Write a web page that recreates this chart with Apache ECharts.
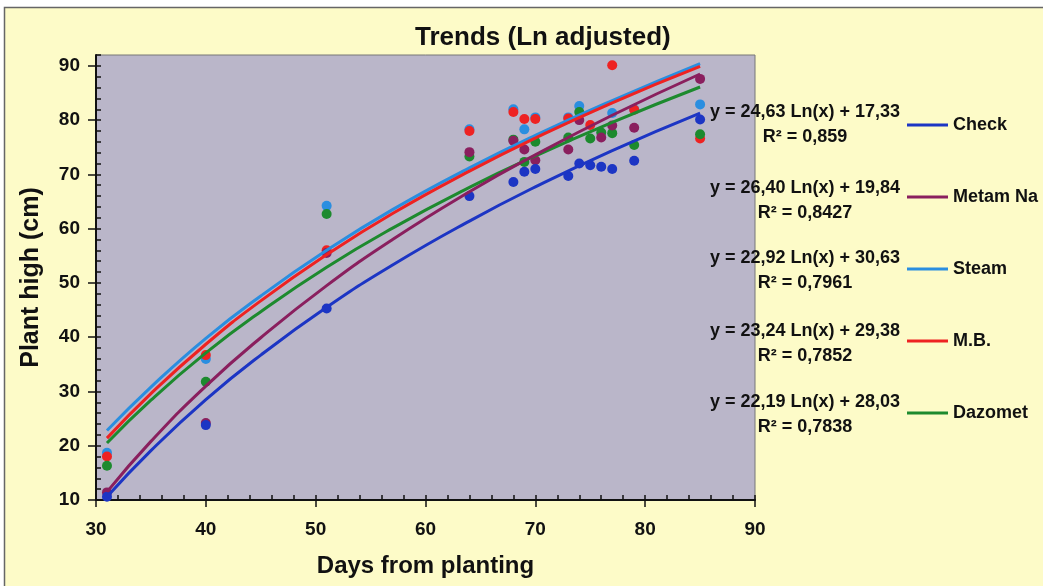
<!DOCTYPE html>
<html>
<head>
<meta charset="utf-8">
<script src="https://cdn.jsdelivr.net/npm/echarts@6/dist/echarts.min.js"></script>
<style>
  html, body { margin: 0; padding: 0; background: #fff; }
  #chart { width: 1043px; height: 586px; }
</style>
</head>
<body>
<div id="chart"></div>
<script>
// observation days and measured plant heights (cm), null = no visible point
const days = [31, 40, 51, 64, 68, 69, 70, 73, 74, 75, 76, 77, 79, 85];
const checkPts = [10.6, 23.8, 45.3, 66.0, 68.6, 70.5, 71.0, 69.7, 72.0, 71.7, 71.4, 71.0, 72.5, 80.1];
const metamPts = [11.4, 24.2, 55.5, 74.1, 76.2, 74.6, 72.6, 74.6, 80.0, null, 76.8, 79.0, 78.6, 87.6];
const steamPts = [18.7, 36.0, 64.2, 78.3, 82.0, 78.3, 80.5, 80.5, 82.6, null, null, 81.3, 82.0, 82.9];
const mbPts = [18.0, 36.7, 56.0, 78.0, 81.5, 80.2, 80.2, 80.3, null, 79.1, null, 90.1, 81.9, 76.6];
const dazometPts = [16.3, 31.8, 62.7, 73.3, 76.4, 72.3, 76.0, 76.8, 81.5, 76.6, 77.7, 77.6, 75.4, 77.4];

// log trend lines
const trendDays = [31, 35, 40, 45, 51, 57, 64, 70, 77, 85];
const checkTrend = [10.6, 19.1, 28.5, 36.7, 45.5, 53.3, 61.4, 67.7, 74.4, 81.3];
const metamTrend = [11.5, 20.8, 31.0, 39.9, 49.5, 58.0, 66.8, 73.6, 80.9, 88.5];
const steamTrend = [22.8, 30.8, 39.8, 47.6, 56.0, 63.5, 71.2, 77.2, 83.6, 90.4];
const mbTrend = [21.4, 29.6, 38.7, 46.7, 55.2, 62.8, 70.6, 76.7, 83.2, 89.9];
const dazometTrend = [20.5, 28.4, 37.1, 44.7, 52.9, 60.1, 67.6, 73.4, 79.6, 86.1];

const seriesNames = ["Check", "Metam Na", "Steam", "M.B.", "Dazomet"];
const equations = [
  "y = 24,63 Ln(x) + 17,33",
  "y = 26,40 Ln(x) + 19,84",
  "y = 22,92 Ln(x) + 30,63",
  "y = 23,24 Ln(x) + 29,38",
  "y = 22,19 Ln(x) + 28,03",
];
const rSquared = ["R² = 0,859", "R² = 0,8427", "R² = 0,7961", "R² = 0,7852", "R² = 0,7838"];
const xTicks = [30, 40, 50, 60, 70, 80, 90];
const yTicks = [10, 20, 30, 40, 50, 60, 70, 80, 90];

const colors = {
  "Check": "#1c35c4",
  "Metam Na": "#8a1f5e",
  "Steam": "#2a8ee0",
  "M.B.": "#ee2222",
  "Dazomet": "#1d8a2e",
};

const points = {
  "Check": checkPts, "Metam Na": metamPts, "Steam": steamPts, "M.B.": mbPts, "Dazomet": dazometPts,
};
const trends = {
  "Check": checkTrend, "Metam Na": metamTrend, "Steam": steamTrend, "M.B.": mbTrend, "Dazomet": dazometTrend,
};

const font = "'Liberation Sans', Arial, sans-serif";
const pair = (xs, ys) => xs.map((x, i) => [x, ys[i]]).filter((p) => p[1] != null);

const chart = echarts.init(document.getElementById("chart"));

// points first, lines above them; steam under red, as in the original
const drawOrder = ["Steam", "M.B.", "Dazomet", "Metam Na", "Check"];
const series = [];
drawOrder.forEach((name) => {
  series.push({
    name: name + " data",
    type: "scatter",
    symbolSize: 10,
    data: pair(days, points[name]),
    itemStyle: { color: colors[name], opacity: 1 },
    z: 3,
  });
});
drawOrder.forEach((name) => {
  series.push({
    name: name,
    type: "line",
    smooth: true,
    showSymbol: false,
    data: pair(trendDays, trends[name]),
    lineStyle: { color: colors[name], width: 3 },
    itemStyle: { color: colors[name] },
    z: 4,
  });
});

// equation labels and frame
const eqY = [112, 188, 258, 331, 402];
const graphic = [
  { type: "rect", shape: { x: 0, y: 0, width: 1043, height: 7 }, style: { fill: "#fff" }, silent: true },
  { type: "rect", shape: { x: 0, y: 0, width: 4, height: 586 }, style: { fill: "#fff" }, silent: true },
  {
    type: "rect",
    shape: { x: 4.5, y: 7.5, width: 1100, height: 700 },
    style: { fill: "none", stroke: "#666", lineWidth: 1.5 },
    silent: true,
  },
];
equations.forEach((eq, i) => {
  graphic.push({
    type: "text", x: 805, y: eqY[i], z: 10,
    style: { text: eq, fill: "#111", font: "bold 18px " + font, textAlign: "center", textVerticalAlign: "middle" },
  });
  graphic.push({
    type: "text", x: 805, y: eqY[i] + 25, z: 10,
    style: { text: rSquared[i], fill: "#111", font: "bold 18px " + font, textAlign: "center", textVerticalAlign: "middle" },
  });
});

const tickLabel = { fontFamily: font, fontWeight: "bold", fontSize: 19, color: "#111" };

chart.setOption({
  animation: false,
  backgroundColor: "#fdfbc8",
  title: {
    text: "Trends (Ln adjusted)",
    left: 410,
    top: 20,
    textStyle: { fontFamily: font, fontWeight: "bold", fontSize: 26, color: "#111" },
  },
  legend: {
    data: seriesNames,
    orient: "vertical",
    left: 907,
    top: 116,
    padding: 0,
    icon: "rect",
    itemWidth: 41,
    itemHeight: 3,
    itemGap: 54,
    selectedMode: false,
    textStyle: { fontFamily: font, fontWeight: "bold", fontSize: 18, color: "#111", lineHeight: 18 },
  },
  grid: {
    left: 96, top: 55, right: 288, bottom: 86,
    show: true, backgroundColor: "#bab6c9", borderColor: "#777", borderWidth: 1,
  },
  xAxis: [
    {
      type: "value", min: 30, max: 90, interval: 10,
      name: "Days from planting", nameLocation: "middle", nameGap: 54,
      nameTextStyle: { fontFamily: font, fontWeight: "bold", fontSize: 24, color: "#111" },
      axisLine: { lineStyle: { color: "#111", width: 2 } },
      axisTick: { length: 7, lineStyle: { color: "#111", width: 1.5 } },
      axisLabel: Object.assign({ margin: 20, customValues: xTicks }, tickLabel),
      splitLine: { show: false },
    },
    {
      type: "value", min: 30, max: 90, interval: 2, position: "bottom",
      axisLine: { show: false },
      axisTick: { inside: true, length: 5, lineStyle: { color: "#111", width: 1.5 } },
      axisLabel: { show: false },
      splitLine: { show: false },
    },
  ],
  yAxis: [
    {
      type: "value", min: 10, max: 92,
      name: "Plant high (cm)", nameLocation: "middle", nameGap: 52, nameRotate: 90,
      nameTextStyle: { fontFamily: font, fontWeight: "bold", fontSize: 25, color: "#111" },
      axisLine: { lineStyle: { color: "#111", width: 2 } },
      axisTick: { length: 8, customValues: yTicks, lineStyle: { color: "#111", width: 1.5 } },
      axisLabel: Object.assign({ margin: 16, customValues: yTicks }, tickLabel),
      splitLine: { show: false },
    },
    {
      type: "value", min: 10, max: 92, interval: 2, position: "left",
      axisLine: { show: false },
      axisTick: { inside: true, length: 5, lineStyle: { color: "#111", width: 1.5 } },
      axisLabel: { show: false },
      splitLine: { show: false },
    },
  ],
  graphic: graphic,
  series: series,
});
</script>
</body>
</html>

--------------------

Problem statement |
Drop the images and repeat the data exactly.

Worked answer |
Write a web page that recreates this chart with Apache ECharts.
<!DOCTYPE html>
<html>
<head>
<meta charset="utf-8">
<script src="https://cdn.jsdelivr.net/npm/echarts@6/dist/echarts.min.js"></script>
<style>
  html, body { margin: 0; padding: 0; background: #fff; }
  #chart { width: 1043px; height: 586px; }
</style>
</head>
<body>
<div id="chart"></div>
<script>
// observation days and measured plant heights (cm), null = no visible point
const days = [31, 40, 51, 64, 68, 69, 70, 73, 74, 75, 76, 77, 79, 85];
const checkPts = [10.6, 23.8, 45.3, 66.0, 68.6, 70.5, 71.0, 69.7, 72.0, 71.7, 71.4, 71.0, 72.5, 80.1];
const metamPts = [11.4, 24.2, 55.5, 74.1, 76.2, 74.6, 72.6, 74.6, 80.0, null, 76.8, 79.0, 78.6, 87.6];
const steamPts = [18.7, 36.0, 64.2, 78.3, 82.0, 78.3, 80.5, 80.5, 82.6, null, null, 81.3, 82.0, 82.9];
const mbPts = [18.0, 36.7, 56.0, 78.0, 81.5, 80.2, 80.2, 80.3, null, 79.1, null, 90.1, 81.9, 76.6];
const dazometPts = [16.3, 31.8, 62.7, 73.3, 76.4, 72.3, 76.0, 76.8, 81.5, 76.6, 77.7, 77.6, 75.4, 77.4];

// log trend lines
const trendDays = [31, 35, 40, 45, 51, 57, 64, 70, 77, 85];
const checkTrend = [10.6, 19.1, 28.5, 36.7, 45.5, 53.3, 61.4, 67.7, 74.4, 81.3];
const metamTrend = [11.5, 20.8, 31.0, 39.9, 49.5, 58.0, 66.8, 73.6, 80.9, 88.5];
const steamTrend = [22.8, 30.8, 39.8, 47.6, 56.0, 63.5, 71.2, 77.2, 83.6, 90.4];
const mbTrend = [21.4, 29.6, 38.7, 46.7, 55.2, 62.8, 70.6, 76.7, 83.2, 89.9];
const dazometTrend = [20.5, 28.4, 37.1, 44.7, 52.9, 60.1, 67.6, 73.4, 79.6, 86.1];

const seriesNames = ["Check", "Metam Na", "Steam", "M.B.", "Dazomet"];
const equations = [
  "y = 24,63 Ln(x) + 17,33",
  "y = 26,40 Ln(x) + 19,84",
  "y = 22,92 Ln(x) + 30,63",
  "y = 23,24 Ln(x) + 29,38",
  "y = 22,19 Ln(x) + 28,03",
];
const rSquared = ["R² = 0,859", "R² = 0,8427", "R² = 0,7961", "R² = 0,7852", "R² = 0,7838"];
const xTicks = [30, 40, 50, 60, 70, 80, 90];
const yTicks = [10, 20, 30, 40, 50, 60, 70, 80, 90];

const colors = {
  "Check": "#1c35c4",
  "Metam Na": "#8a1f5e",
  "Steam": "#2a8ee0",
  "M.B.": "#ee2222",
  "Dazomet": "#1d8a2e",
};

const points = {
  "Check": checkPts, "Metam Na": metamPts, "Steam": steamPts, "M.B.": mbPts, "Dazomet": dazometPts,
};
const trends = {
  "Check": checkTrend, "Metam Na": metamTrend, "Steam": steamTrend, "M.B.": mbTrend, "Dazomet": dazometTrend,
};

const font = "'Liberation Sans', Arial, sans-serif";
const pair = (xs, ys) => xs.map((x, i) => [x, ys[i]]).filter((p) => p[1] != null);

const chart = echarts.init(document.getElementById("chart"));

// points first, lines above them; steam under red, as in the original
const drawOrder = ["Steam", "M.B.", "Dazomet", "Metam Na", "Check"];
const series = [];
drawOrder.forEach((name) => {
  series.push({
    name: name + " data",
    type: "scatter",
    symbolSize: 10,
    data: pair(days, points[name]),
    itemStyle: { color: colors[name], opacity: 1 },
    z: 3,
  });
});
drawOrder.forEach((name) => {
  series.push({
    name: name,
    type: "line",
    smooth: true,
    showSymbol: false,
    data: pair(trendDays, trends[name]),
    lineStyle: { color: colors[name], width: 3 },
    itemStyle: { color: colors[name] },
    z: 4,
  });
});

// equation labels and frame
const eqY = [112, 188, 258, 331, 402];
const graphic = [
  { type: "rect", shape: { x: 0, y: 0, width: 1043, height: 7 }, style: { fill: "#fff" }, silent: true },
  { type: "rect", shape: { x: 0, y: 0, width: 4, height: 586 }, style: { fill: "#fff" }, silent: true },
  {
    type: "rect",
    shape: { x: 4.5, y: 7.5, width: 1100, height: 700 },
    style: { fill: "none", stroke: "#666", lineWidth: 1.5 },
    silent: true,
  },
];
equations.forEach((eq, i) => {
  graphic.push({
    type: "text", x: 805, y: eqY[i], z: 10,
    style: { text: eq, fill: "#111", font: "bold 18px " + font, textAlign: "center", textVerticalAlign: "middle" },
  });
  graphic.push({
    type: "text", x: 805, y: eqY[i] + 25, z: 10,
    style: { text: rSquared[i], fill: "#111", font: "bold 18px " + font, textAlign: "center", textVerticalAlign: "middle" },
  });
});

const tickLabel = { fontFamily: font, fontWeight: "bold", fontSize: 19, color: "#111" };

chart.setOption({
  animation: false,
  backgroundColor: "#fdfbc8",
  title: {
    text: "Trends (Ln adjusted)",
    left: 410,
    top: 20,
    textStyle: { fontFamily: font, fontWeight: "bold", fontSize: 26, color: "#111" },
  },
  legend: {
    data: seriesNames,
    orient: "vertical",
    left: 907,
    top: 116,
    padding: 0,
    icon: "rect",
    itemWidth: 41,
    itemHeight: 3,
    itemGap: 54,
    selectedMode: false,
    textStyle: { fontFamily: font, fontWeight: "bold", fontSize: 18, color: "#111", lineHeight: 18 },
  },
  grid: {
    left: 96, top: 55, right: 288, bottom: 86,
    show: true, backgroundColor: "#bab6c9", borderColor: "#777", borderWidth: 1,
  },
  xAxis: [
    {
      type: "value", min: 30, max: 90, interval: 10,
      name: "Days from planting", nameLocation: "middle", nameGap: 54,
      nameTextStyle: { fontFamily: font, fontWeight: "bold", fontSize: 24, color: "#111" },
      axisLine: { lineStyle: { color: "#111", width: 2 } },
      axisTick: { length: 7, lineStyle: { color: "#111", width: 1.5 } },
      axisLabel: Object.assign({ margin: 20, customValues: xTicks }, tickLabel),
      splitLine: { show: false },
    },
    {
      type: "value", min: 30, max: 90, interval: 2, position: "bottom",
      axisLine: { show: false },
      axisTick: { inside: true, length: 5, lineStyle: { color: "#111", width: 1.5 } },
      axisLabel: { show: false },
      splitLine: { show: false },
    },
  ],
  yAxis: [
    {
      type: "value", min: 10, max: 92,
      name: "Plant high (cm)", nameLocation: "middle", nameGap: 52, nameRotate: 90,
      nameTextStyle: { fontFamily: font, fontWeight: "bold", fontSize: 25, color: "#111" },
      axisLine: { lineStyle: { color: "#111", width: 2 } },
      axisTick: { length: 8, customValues: yTicks, lineStyle: { color: "#111", width: 1.5 } },
      axisLabel: Object.assign({ margin: 16, customValues: yTicks }, tickLabel),
      splitLine: { show: false },
    },
    {
      type: "value", min: 10, max: 92, interval: 2, position: "left",
      axisLine: { show: false },
      axisTick: { inside: true, length: 5, lineStyle: { color: "#111", width: 1.5 } },
      axisLabel: { show: false },
      splitLine: { show: false },
    },
  ],
  graphic: graphic,
  series: series,
});
</script>
</body>
</html>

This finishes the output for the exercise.